Requirement ▸ In this exercise, the entries below include pictures. Repeat exactly the lines from the line with "Convert this chart to D3.js code." to the line with "var yTicks = [0, -5, -10, -15, -20, -25];", including both, but without the pictures.

Input material ▸
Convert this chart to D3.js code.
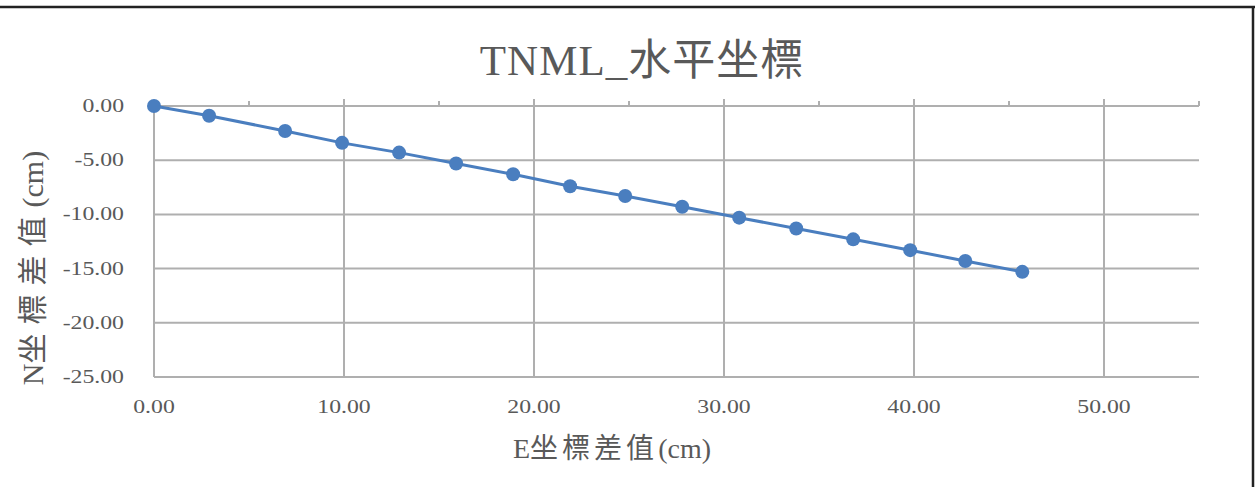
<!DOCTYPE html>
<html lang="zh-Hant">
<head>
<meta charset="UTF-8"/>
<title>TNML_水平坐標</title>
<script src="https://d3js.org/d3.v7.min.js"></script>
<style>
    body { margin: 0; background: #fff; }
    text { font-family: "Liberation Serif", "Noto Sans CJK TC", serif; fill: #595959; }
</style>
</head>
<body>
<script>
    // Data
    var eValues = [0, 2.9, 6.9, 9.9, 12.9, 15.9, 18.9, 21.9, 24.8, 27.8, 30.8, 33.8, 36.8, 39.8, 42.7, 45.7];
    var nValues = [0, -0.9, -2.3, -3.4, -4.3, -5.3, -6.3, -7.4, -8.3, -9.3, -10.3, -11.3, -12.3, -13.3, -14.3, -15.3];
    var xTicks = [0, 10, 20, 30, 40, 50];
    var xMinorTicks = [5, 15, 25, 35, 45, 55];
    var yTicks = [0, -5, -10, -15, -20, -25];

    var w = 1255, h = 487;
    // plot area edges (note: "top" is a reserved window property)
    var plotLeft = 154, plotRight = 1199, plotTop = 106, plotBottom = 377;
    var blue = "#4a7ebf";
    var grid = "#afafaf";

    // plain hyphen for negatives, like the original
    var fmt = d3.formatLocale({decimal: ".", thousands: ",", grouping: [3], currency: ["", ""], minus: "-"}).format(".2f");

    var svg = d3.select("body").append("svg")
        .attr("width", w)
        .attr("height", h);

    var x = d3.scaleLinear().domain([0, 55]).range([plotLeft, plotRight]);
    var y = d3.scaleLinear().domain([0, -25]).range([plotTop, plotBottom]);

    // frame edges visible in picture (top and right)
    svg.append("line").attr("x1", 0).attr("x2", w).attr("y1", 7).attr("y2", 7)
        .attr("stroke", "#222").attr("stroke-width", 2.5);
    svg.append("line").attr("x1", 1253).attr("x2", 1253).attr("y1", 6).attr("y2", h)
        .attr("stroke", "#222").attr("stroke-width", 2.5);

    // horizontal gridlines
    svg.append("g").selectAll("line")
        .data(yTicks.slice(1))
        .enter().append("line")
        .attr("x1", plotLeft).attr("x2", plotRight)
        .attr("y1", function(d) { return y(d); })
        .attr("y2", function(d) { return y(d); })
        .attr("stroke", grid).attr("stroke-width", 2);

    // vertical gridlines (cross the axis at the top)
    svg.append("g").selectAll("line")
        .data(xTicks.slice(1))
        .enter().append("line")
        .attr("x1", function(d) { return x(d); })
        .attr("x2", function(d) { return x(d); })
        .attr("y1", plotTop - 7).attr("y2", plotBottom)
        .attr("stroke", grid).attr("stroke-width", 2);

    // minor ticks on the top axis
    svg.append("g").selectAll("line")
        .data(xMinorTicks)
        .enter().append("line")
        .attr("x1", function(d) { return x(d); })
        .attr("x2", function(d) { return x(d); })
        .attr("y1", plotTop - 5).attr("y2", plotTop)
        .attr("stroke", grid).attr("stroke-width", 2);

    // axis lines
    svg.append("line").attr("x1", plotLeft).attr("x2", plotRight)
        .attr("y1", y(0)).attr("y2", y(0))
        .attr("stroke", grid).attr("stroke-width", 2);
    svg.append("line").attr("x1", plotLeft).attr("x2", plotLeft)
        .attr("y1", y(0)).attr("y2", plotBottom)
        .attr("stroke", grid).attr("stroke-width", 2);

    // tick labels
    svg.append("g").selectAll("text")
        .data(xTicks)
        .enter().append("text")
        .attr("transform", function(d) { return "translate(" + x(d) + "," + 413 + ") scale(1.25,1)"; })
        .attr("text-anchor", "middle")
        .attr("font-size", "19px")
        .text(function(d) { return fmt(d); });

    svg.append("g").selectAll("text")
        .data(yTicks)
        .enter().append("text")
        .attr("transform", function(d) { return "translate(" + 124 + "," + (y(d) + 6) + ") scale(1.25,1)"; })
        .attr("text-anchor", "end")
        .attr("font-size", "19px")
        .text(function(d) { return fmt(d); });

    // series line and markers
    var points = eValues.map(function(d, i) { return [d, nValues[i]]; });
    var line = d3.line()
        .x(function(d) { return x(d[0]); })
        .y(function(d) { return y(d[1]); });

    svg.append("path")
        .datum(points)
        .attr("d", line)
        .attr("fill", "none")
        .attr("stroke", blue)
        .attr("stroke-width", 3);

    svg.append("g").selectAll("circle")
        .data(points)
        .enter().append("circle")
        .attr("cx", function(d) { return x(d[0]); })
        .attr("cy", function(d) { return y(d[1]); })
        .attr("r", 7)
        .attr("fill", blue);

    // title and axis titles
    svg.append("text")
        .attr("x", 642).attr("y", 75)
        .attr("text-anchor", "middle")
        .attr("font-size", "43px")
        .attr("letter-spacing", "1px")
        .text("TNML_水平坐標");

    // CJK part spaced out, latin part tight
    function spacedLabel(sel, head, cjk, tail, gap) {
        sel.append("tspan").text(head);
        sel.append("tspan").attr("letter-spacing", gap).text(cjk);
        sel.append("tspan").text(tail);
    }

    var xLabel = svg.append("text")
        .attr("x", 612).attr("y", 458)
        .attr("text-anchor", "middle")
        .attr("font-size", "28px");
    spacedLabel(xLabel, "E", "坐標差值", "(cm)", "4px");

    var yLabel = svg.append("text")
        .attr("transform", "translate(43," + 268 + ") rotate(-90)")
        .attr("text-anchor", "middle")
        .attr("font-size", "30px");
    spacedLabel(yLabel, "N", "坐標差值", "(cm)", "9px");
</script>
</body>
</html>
* * *
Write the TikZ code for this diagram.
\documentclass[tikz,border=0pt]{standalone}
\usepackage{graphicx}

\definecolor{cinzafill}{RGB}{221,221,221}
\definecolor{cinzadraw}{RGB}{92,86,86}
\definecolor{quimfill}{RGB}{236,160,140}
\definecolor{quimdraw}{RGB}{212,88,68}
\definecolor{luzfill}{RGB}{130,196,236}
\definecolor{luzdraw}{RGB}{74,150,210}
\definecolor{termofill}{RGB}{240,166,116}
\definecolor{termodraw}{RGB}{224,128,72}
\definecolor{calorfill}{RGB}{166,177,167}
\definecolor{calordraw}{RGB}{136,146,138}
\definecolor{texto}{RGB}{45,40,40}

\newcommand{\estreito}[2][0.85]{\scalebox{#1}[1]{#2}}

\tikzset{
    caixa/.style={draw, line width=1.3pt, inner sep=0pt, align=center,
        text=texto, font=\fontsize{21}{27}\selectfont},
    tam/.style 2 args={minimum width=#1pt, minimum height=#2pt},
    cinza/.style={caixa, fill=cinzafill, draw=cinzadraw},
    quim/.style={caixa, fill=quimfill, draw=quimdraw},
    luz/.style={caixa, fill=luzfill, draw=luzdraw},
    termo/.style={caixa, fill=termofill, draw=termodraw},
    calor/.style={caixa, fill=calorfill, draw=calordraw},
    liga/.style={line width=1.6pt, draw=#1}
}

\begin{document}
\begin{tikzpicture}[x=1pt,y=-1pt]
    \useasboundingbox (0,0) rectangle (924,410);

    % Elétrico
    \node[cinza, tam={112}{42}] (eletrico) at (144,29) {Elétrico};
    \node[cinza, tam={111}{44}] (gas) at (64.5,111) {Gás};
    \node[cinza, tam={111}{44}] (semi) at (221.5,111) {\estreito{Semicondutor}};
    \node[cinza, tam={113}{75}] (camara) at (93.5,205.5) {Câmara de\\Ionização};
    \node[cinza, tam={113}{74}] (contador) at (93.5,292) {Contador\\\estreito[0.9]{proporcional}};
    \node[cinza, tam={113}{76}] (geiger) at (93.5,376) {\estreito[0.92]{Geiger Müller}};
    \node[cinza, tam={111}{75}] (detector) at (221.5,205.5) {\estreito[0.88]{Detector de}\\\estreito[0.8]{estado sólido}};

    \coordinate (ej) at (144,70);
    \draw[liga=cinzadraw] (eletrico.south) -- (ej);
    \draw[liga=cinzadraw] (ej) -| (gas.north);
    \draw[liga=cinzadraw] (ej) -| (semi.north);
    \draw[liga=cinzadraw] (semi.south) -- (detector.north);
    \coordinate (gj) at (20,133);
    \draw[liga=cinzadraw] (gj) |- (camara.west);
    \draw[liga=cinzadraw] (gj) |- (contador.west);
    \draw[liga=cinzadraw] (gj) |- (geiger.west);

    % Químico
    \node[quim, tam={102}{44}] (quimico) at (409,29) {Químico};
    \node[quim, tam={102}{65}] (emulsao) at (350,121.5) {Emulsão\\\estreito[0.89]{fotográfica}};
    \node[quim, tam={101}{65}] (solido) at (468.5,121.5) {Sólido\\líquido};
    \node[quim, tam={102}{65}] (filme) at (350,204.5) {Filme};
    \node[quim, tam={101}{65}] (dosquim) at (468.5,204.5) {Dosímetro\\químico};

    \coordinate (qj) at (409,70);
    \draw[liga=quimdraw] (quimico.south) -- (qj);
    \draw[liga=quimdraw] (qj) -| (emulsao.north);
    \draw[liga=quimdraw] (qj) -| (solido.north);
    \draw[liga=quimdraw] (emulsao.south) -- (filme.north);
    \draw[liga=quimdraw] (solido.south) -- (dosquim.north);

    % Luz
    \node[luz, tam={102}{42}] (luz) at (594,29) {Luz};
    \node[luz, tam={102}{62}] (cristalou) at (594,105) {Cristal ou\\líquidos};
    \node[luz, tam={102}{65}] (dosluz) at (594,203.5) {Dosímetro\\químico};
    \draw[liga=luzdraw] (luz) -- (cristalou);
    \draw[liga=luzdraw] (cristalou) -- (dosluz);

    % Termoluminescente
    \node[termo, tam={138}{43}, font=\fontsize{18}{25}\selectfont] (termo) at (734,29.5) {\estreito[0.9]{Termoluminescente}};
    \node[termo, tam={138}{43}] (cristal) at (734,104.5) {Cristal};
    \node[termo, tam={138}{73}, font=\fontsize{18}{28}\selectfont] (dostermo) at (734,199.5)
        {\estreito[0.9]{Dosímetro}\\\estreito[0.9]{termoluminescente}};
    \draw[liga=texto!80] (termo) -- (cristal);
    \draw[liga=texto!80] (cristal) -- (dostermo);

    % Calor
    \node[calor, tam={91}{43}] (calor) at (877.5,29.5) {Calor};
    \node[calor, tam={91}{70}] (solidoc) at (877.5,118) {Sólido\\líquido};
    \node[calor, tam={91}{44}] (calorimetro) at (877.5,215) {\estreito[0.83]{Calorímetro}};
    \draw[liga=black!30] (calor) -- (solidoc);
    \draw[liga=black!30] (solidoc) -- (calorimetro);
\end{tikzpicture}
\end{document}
* * *
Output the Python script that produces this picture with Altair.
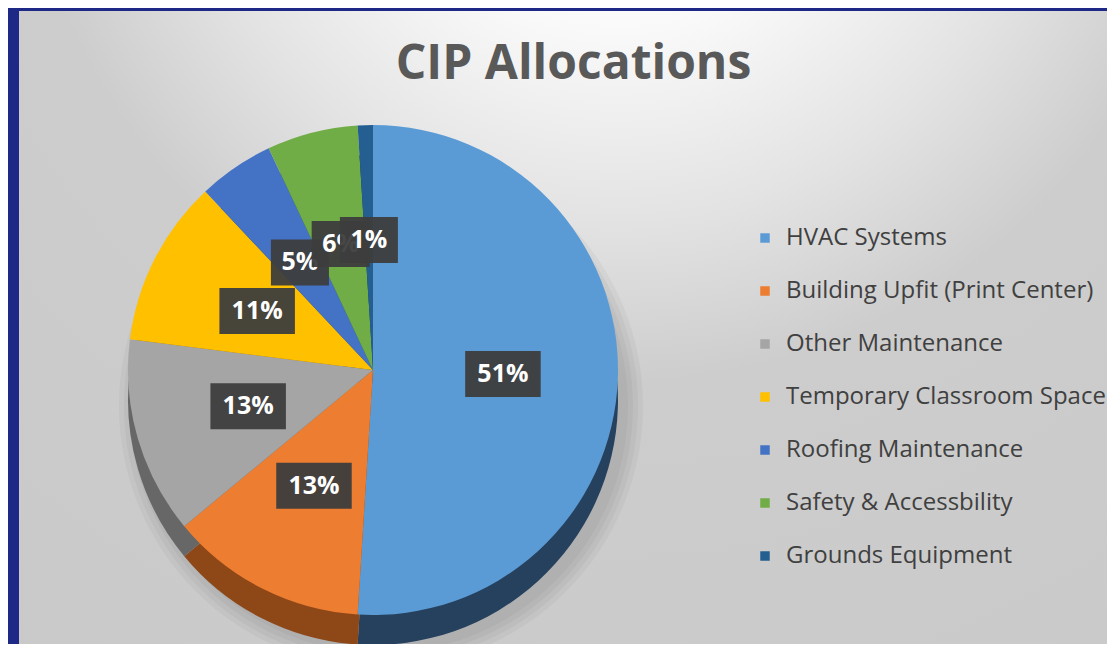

Completed exercise ▸
Convert this chart to D3.js code.
<!DOCTYPE html>
<html lang="zh-Hant">
<head>
<meta charset="UTF-8"/>
<title>TNML_水平坐標</title>
<script src="https://d3js.org/d3.v7.min.js"></script>
<style>
    body { margin: 0; background: #fff; }
    text { font-family: "Liberation Serif", "Noto Sans CJK TC", serif; fill: #595959; }
</style>
</head>
<body>
<script>
    // Data
    var eValues = [0, 2.9, 6.9, 9.9, 12.9, 15.9, 18.9, 21.9, 24.8, 27.8, 30.8, 33.8, 36.8, 39.8, 42.7, 45.7];
    var nValues = [0, -0.9, -2.3, -3.4, -4.3, -5.3, -6.3, -7.4, -8.3, -9.3, -10.3, -11.3, -12.3, -13.3, -14.3, -15.3];
    var xTicks = [0, 10, 20, 30, 40, 50];
    var xMinorTicks = [5, 15, 25, 35, 45, 55];
    var yTicks = [0, -5, -10, -15, -20, -25];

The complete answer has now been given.